On climate, the report argues that international diplomacy has weakened, especially because of Trump and the disappointing COP29 outcome, yet it also sees real momentum in the economics of transition. Its key argument is that sustainability will progress less through idealistic global cooperation and more through energy security, cost competitiveness and industrial advantage. In other words, the report believes the climate narrative is shifting from moral exhortation to transactional self-interest.

That argument is reinforced by polling. Majorities believe climate science and think action is necessary, but many also want a slower pace to reduce cost burdens, and 45% say there is little point in costly UK action unless larger countries do more. So the report’s broader conclusion is that both AI and climate will move forward in 2025, but under more pragmatic, contested and economically framed conditions than before.

5. What does the report conclude about workplace culture, generational divides and the implications for business leaders?

The workplace section suggests that culture debates will remain intense, but the report’s own evidence points to a fairly practical hierarchy of employee priorities. In its UK poll, the top three features of an ideal workplace culture are flexible working hours, trust in leadership, and support for employee wellbeing and mental health.

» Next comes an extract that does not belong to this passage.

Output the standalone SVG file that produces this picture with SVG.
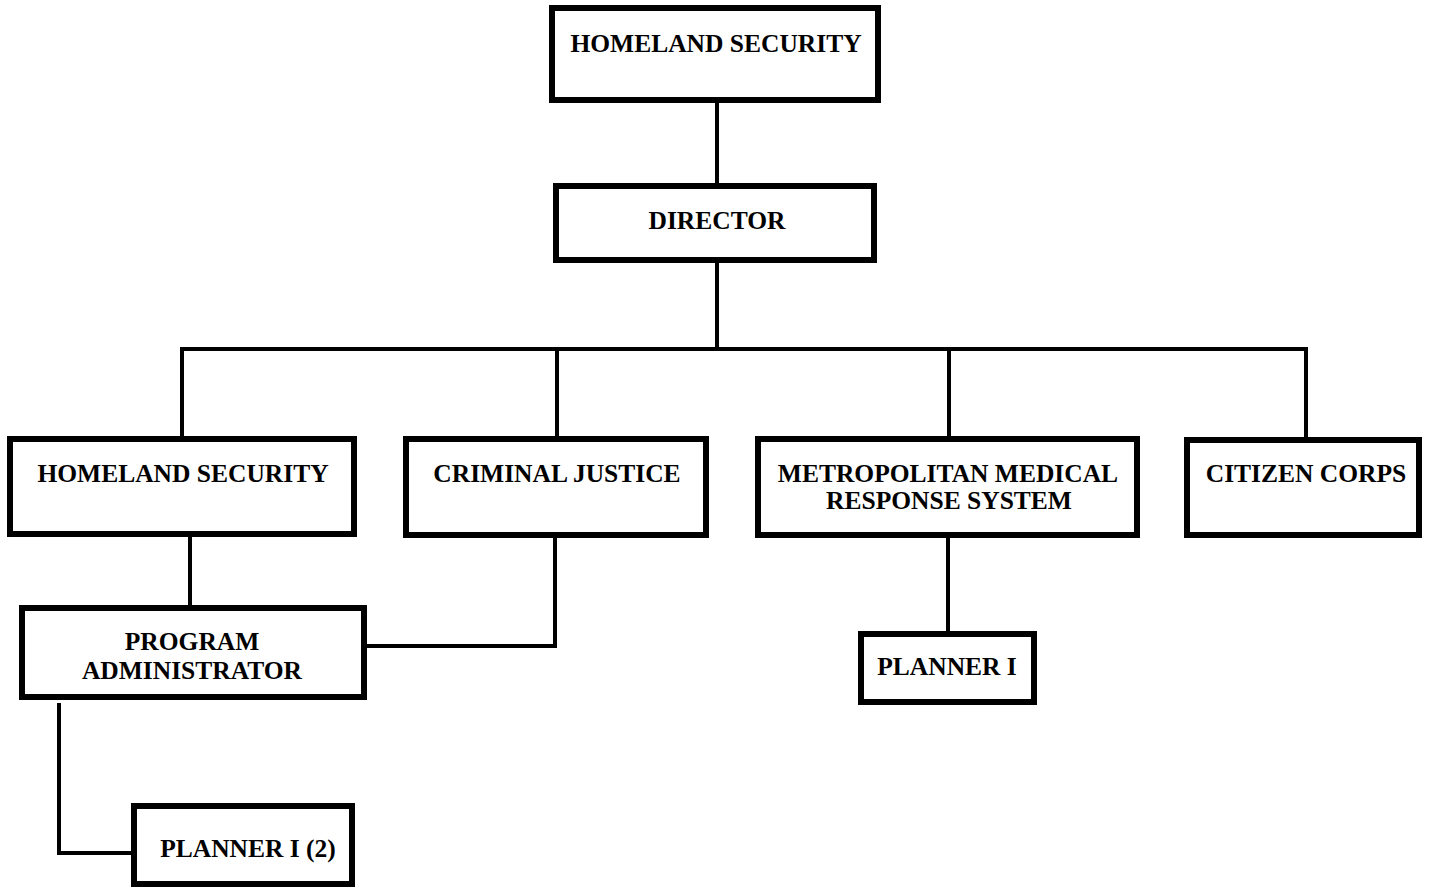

That is notable because it places everyday working conditions and leadership credibility above more symbolic or ideological culture-war themes.

The report argues that hybrid work is still durable, but that employers will become more assertive about office attendance, with three-day minimum expectations likely to spread. It also says mental health will become even more strategically important because of its effect on absenteeism, wellbeing and retention. By contrast, DEI remains in place but is expected to be discussed less publicly and in less politicised language, especially in the wake of Trump’s return. The report also finds that DEI-related factors rank relatively low in the public’s list of workplace culture priorities.

Generational differences are another major finding. The report shows sharp age-based divides on asylum, free speech, gender identity, China, EU relations and views of intergenerational fairness. But it also complicates the cliché of a simple youth-versus-age split by showing that preferences are more situational: for example, flexible working matters most to those in mid-career and to women, while views on resilience, authority and fairness vary in more layered ways.

For business leaders, the implication is clear: broad-brush assumptions about “what younger people want” are not enough. The report points instead towards a need for clearer leadership, more explicit explanations of workplace expectations, greater care around employee wellbeing, and more disciplined choices about when companies comment publicly on social or geopolitical issues. Overall, it recommends a more grounded, less performative model of corporate culture.

Overall, the report is best read as a business-facing synthesis of elite interviews and UK public opinion that argues 2025 will be shaped by disruption, reduced ideological certainty and more transactional politics. Its message is that leaders should prepare for volatility, but also for openings created by clearer power structures, technological progress and a more hard-headed operating environment.